__Required task__: Write out the full set of records exactly. Any pictures in them do not belong in the copy.

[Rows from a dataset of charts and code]
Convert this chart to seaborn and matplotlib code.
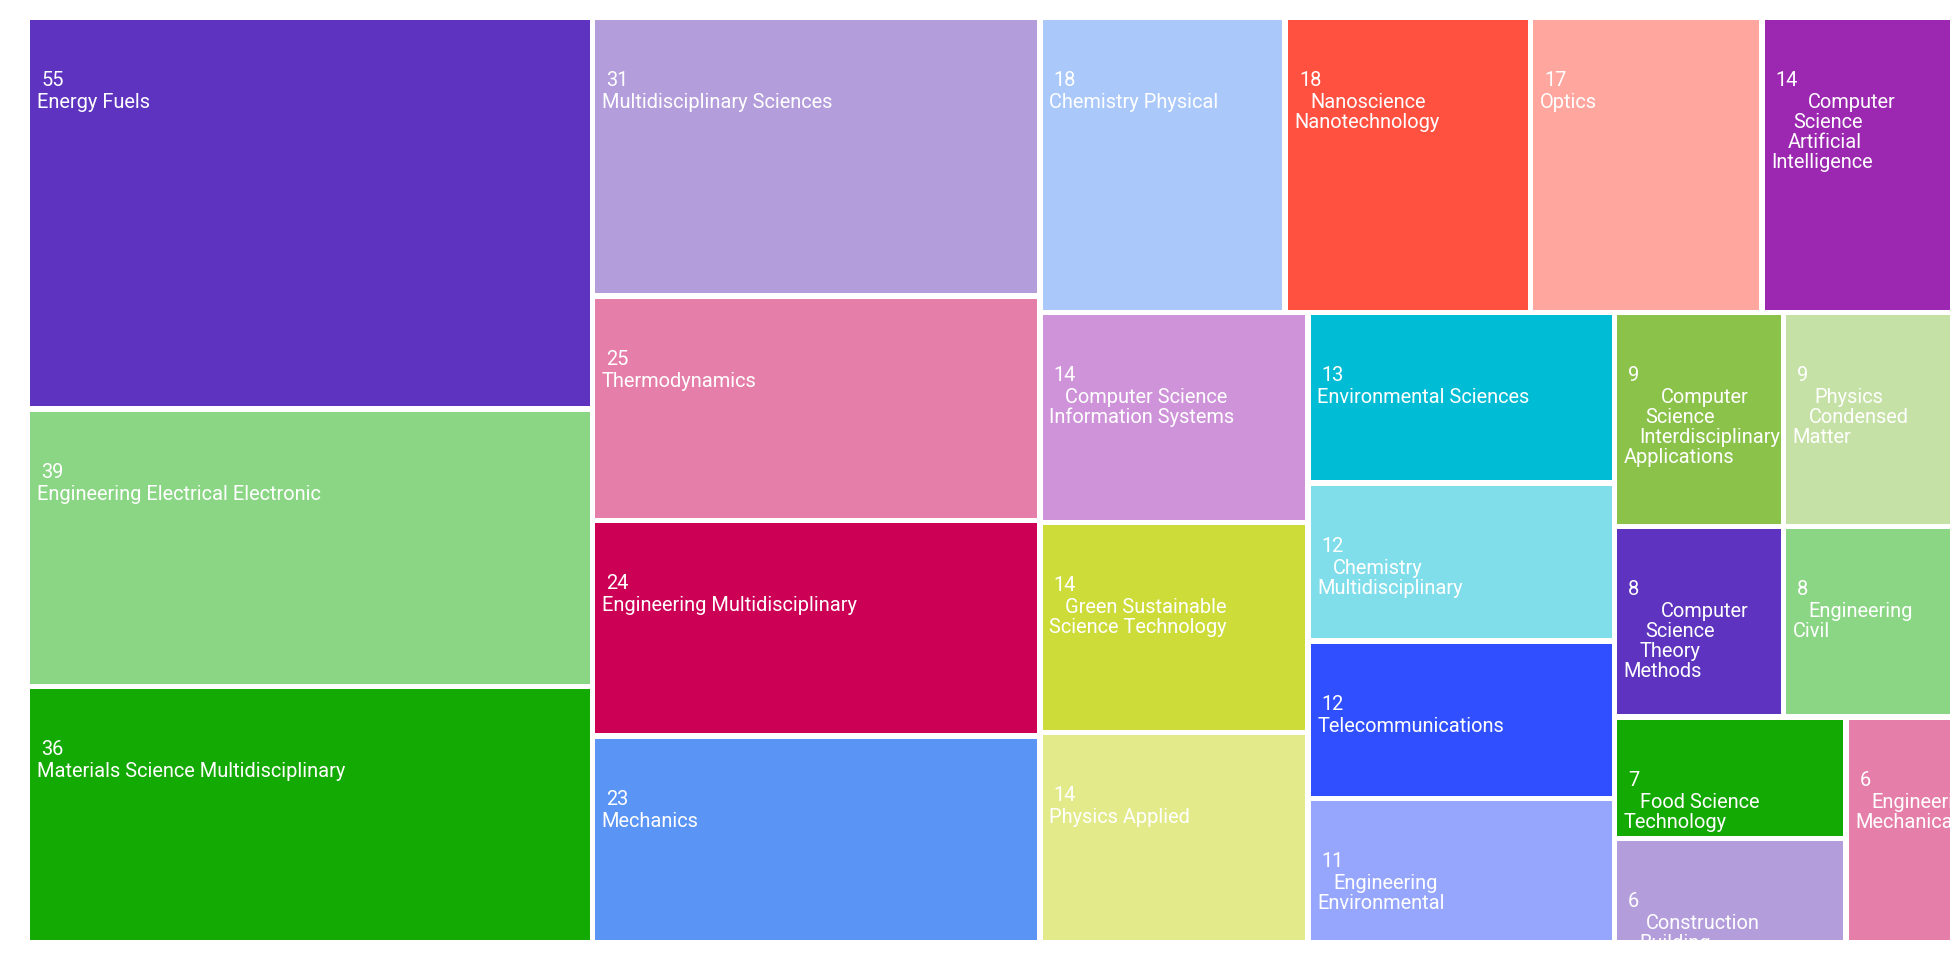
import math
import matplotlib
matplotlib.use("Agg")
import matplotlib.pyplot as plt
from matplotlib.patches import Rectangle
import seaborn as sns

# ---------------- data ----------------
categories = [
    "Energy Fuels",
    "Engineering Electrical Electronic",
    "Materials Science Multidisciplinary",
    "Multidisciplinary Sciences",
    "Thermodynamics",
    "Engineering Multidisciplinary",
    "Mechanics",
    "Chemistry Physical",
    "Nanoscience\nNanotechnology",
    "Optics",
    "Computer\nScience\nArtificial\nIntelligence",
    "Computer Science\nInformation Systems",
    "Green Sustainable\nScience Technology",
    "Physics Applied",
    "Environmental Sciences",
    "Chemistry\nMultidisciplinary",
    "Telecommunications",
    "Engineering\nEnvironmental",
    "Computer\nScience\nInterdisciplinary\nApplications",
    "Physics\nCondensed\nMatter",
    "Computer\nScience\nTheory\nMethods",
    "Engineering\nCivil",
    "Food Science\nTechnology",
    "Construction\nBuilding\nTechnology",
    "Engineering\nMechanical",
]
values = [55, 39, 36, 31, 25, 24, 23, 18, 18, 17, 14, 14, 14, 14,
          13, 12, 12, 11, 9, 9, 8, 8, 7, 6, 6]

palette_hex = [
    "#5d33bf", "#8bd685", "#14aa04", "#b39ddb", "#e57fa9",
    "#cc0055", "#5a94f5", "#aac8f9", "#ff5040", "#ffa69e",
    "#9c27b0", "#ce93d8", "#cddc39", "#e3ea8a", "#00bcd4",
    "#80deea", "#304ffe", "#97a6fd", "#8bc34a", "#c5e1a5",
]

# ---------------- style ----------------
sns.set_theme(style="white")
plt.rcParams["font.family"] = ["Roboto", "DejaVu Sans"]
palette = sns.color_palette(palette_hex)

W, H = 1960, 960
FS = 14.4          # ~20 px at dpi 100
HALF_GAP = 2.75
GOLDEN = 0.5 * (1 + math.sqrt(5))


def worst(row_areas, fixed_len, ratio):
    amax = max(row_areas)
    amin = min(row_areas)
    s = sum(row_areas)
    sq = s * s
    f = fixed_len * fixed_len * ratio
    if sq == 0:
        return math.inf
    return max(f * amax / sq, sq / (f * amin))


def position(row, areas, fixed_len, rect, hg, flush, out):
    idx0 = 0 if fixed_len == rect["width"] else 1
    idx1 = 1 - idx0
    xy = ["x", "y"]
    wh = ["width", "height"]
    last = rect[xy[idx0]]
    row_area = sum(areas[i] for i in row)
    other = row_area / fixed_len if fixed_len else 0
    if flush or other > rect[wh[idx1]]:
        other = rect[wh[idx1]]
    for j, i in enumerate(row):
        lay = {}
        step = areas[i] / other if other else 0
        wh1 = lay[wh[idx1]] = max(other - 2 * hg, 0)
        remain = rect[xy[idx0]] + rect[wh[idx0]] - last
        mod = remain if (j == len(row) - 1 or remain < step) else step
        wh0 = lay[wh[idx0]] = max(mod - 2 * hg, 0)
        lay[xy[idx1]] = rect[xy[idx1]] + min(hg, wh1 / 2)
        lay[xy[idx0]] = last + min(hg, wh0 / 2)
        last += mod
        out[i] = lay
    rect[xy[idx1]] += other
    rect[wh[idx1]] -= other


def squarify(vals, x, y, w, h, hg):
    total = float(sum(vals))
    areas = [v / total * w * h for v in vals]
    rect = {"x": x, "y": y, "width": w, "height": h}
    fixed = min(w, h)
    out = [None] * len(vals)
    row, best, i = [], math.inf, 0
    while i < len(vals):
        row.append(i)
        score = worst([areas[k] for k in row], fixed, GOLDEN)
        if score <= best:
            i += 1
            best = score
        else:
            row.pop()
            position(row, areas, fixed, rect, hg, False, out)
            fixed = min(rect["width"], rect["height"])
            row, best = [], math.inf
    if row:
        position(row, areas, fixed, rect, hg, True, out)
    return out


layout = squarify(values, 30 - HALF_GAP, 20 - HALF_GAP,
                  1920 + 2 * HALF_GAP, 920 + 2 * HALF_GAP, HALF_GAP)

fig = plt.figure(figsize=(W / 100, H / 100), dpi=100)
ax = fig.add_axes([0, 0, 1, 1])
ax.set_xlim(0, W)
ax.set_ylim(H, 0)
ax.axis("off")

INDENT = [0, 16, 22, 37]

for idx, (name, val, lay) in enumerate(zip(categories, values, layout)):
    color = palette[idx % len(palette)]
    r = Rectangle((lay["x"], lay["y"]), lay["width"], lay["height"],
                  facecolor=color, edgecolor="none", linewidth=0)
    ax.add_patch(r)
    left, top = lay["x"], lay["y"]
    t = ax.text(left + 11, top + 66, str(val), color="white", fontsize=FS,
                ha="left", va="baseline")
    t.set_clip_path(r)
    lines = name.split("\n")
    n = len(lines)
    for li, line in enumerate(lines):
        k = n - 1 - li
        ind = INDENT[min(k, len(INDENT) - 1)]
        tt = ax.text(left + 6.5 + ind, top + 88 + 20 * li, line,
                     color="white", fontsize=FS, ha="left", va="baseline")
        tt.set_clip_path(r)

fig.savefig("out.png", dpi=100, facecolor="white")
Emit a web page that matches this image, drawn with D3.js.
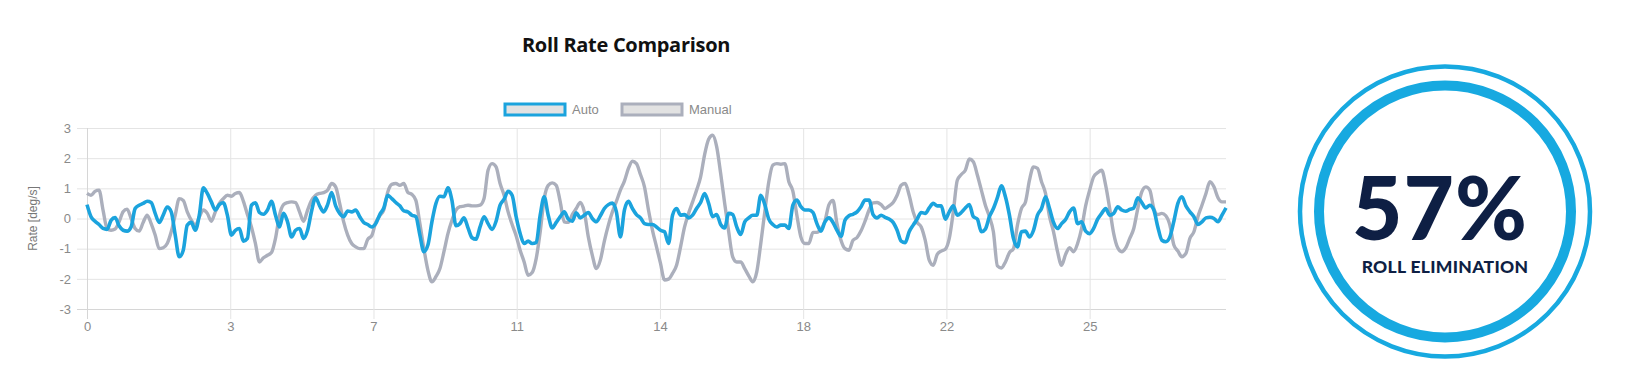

__Finished task__:
Convert this chart to seaborn and matplotlib code.
import math
import matplotlib
matplotlib.use("Agg")
import matplotlib.pyplot as plt
from matplotlib.patches import Rectangle
import seaborn as sns

# ---------------- data ----------------
categories = [
    "Energy Fuels",
    "Engineering Electrical Electronic",
    "Materials Science Multidisciplinary",
    "Multidisciplinary Sciences",
    "Thermodynamics",
    "Engineering Multidisciplinary",
    "Mechanics",
    "Chemistry Physical",
    "Nanoscience\nNanotechnology",
    "Optics",
    "Computer\nScience\nArtificial\nIntelligence",
    "Computer Science\nInformation Systems",
    "Green Sustainable\nScience Technology",
    "Physics Applied",
    "Environmental Sciences",
    "Chemistry\nMultidisciplinary",
    "Telecommunications",
    "Engineering\nEnvironmental",
    "Computer\nScience\nInterdisciplinary\nApplications",
    "Physics\nCondensed\nMatter",
    "Computer\nScience\nTheory\nMethods",
    "Engineering\nCivil",
    "Food Science\nTechnology",
    "Construction\nBuilding\nTechnology",
    "Engineering\nMechanical",
]
values = [55, 39, 36, 31, 25, 24, 23, 18, 18, 17, 14, 14, 14, 14,
          13, 12, 12, 11, 9, 9, 8, 8, 7, 6, 6]

palette_hex = [
    "#5d33bf", "#8bd685", "#14aa04", "#b39ddb", "#e57fa9",
    "#cc0055", "#5a94f5", "#aac8f9", "#ff5040", "#ffa69e",
    "#9c27b0", "#ce93d8", "#cddc39", "#e3ea8a", "#00bcd4",
    "#80deea", "#304ffe", "#97a6fd", "#8bc34a", "#c5e1a5",
]

# ---------------- style ----------------
sns.set_theme(style="white")
plt.rcParams["font.family"] = ["Roboto", "DejaVu Sans"]
palette = sns.color_palette(palette_hex)

W, H = 1960, 960
FS = 14.4          # ~20 px at dpi 100
HALF_GAP = 2.75
GOLDEN = 0.5 * (1 + math.sqrt(5))


def worst(row_areas, fixed_len, ratio):
    amax = max(row_areas)
    amin = min(row_areas)
    s = sum(row_areas)
    sq = s * s
    f = fixed_len * fixed_len * ratio
    if sq == 0:
        return math.inf
    return max(f * amax / sq, sq / (f * amin))


def position(row, areas, fixed_len, rect, hg, flush, out):
    idx0 = 0 if fixed_len == rect["width"] else 1
    idx1 = 1 - idx0
    xy = ["x", "y"]
    wh = ["width", "height"]
    last = rect[xy[idx0]]
    row_area = sum(areas[i] for i in row)
    other = row_area / fixed_len if fixed_len else 0
    if flush or other > rect[wh[idx1]]:
        other = rect[wh[idx1]]
    for j, i in enumerate(row):
        lay = {}
        step = areas[i] / other if other else 0
        wh1 = lay[wh[idx1]] = max(other - 2 * hg, 0)
        remain = rect[xy[idx0]] + rect[wh[idx0]] - last
        mod = remain if (j == len(row) - 1 or remain < step) else step
        wh0 = lay[wh[idx0]] = max(mod - 2 * hg, 0)
        lay[xy[idx1]] = rect[xy[idx1]] + min(hg, wh1 / 2)
        lay[xy[idx0]] = last + min(hg, wh0 / 2)
        last += mod
        out[i] = lay
    rect[xy[idx1]] += other
    rect[wh[idx1]] -= other


def squarify(vals, x, y, w, h, hg):
    total = float(sum(vals))
    areas = [v / total * w * h for v in vals]
    rect = {"x": x, "y": y, "width": w, "height": h}
    fixed = min(w, h)
    out = [None] * len(vals)
    row, best, i = [], math.inf, 0
    while i < len(vals):
        row.append(i)
        score = worst([areas[k] for k in row], fixed, GOLDEN)
        if score <= best:
            i += 1
            best = score
        else:
            row.pop()
            position(row, areas, fixed, rect, hg, False, out)
            fixed = min(rect["width"], rect["height"])
            row, best = [], math.inf
    if row:
        position(row, areas, fixed, rect, hg, True, out)
    return out


layout = squarify(values, 30 - HALF_GAP, 20 - HALF_GAP,
                  1920 + 2 * HALF_GAP, 920 + 2 * HALF_GAP, HALF_GAP)

fig = plt.figure(figsize=(W / 100, H / 100), dpi=100)
ax = fig.add_axes([0, 0, 1, 1])
ax.set_xlim(0, W)
ax.set_ylim(H, 0)
ax.axis("off")

INDENT = [0, 16, 22, 37]

for idx, (name, val, lay) in enumerate(zip(categories, values, layout)):
    color = palette[idx % len(palette)]
    r = Rectangle((lay["x"], lay["y"]), lay["width"], lay["height"],
                  facecolor=color, edgecolor="none", linewidth=0)
    ax.add_patch(r)
    left, top = lay["x"], lay["y"]
    t = ax.text(left + 11, top + 66, str(val), color="white", fontsize=FS,
                ha="left", va="baseline")
    t.set_clip_path(r)
    lines = name.split("\n")
    n = len(lines)
    for li, line in enumerate(lines):
        k = n - 1 - li
        ind = INDENT[min(k, len(INDENT) - 1)]
        tt = ax.text(left + 6.5 + ind, top + 88 + 20 * li, line,
                     color="white", fontsize=FS, ha="left", va="baseline")
        tt.set_clip_path(r)

fig.savefig("out.png", dpi=100, facecolor="white")
Emit a web page that matches this image, drawn with D3.js.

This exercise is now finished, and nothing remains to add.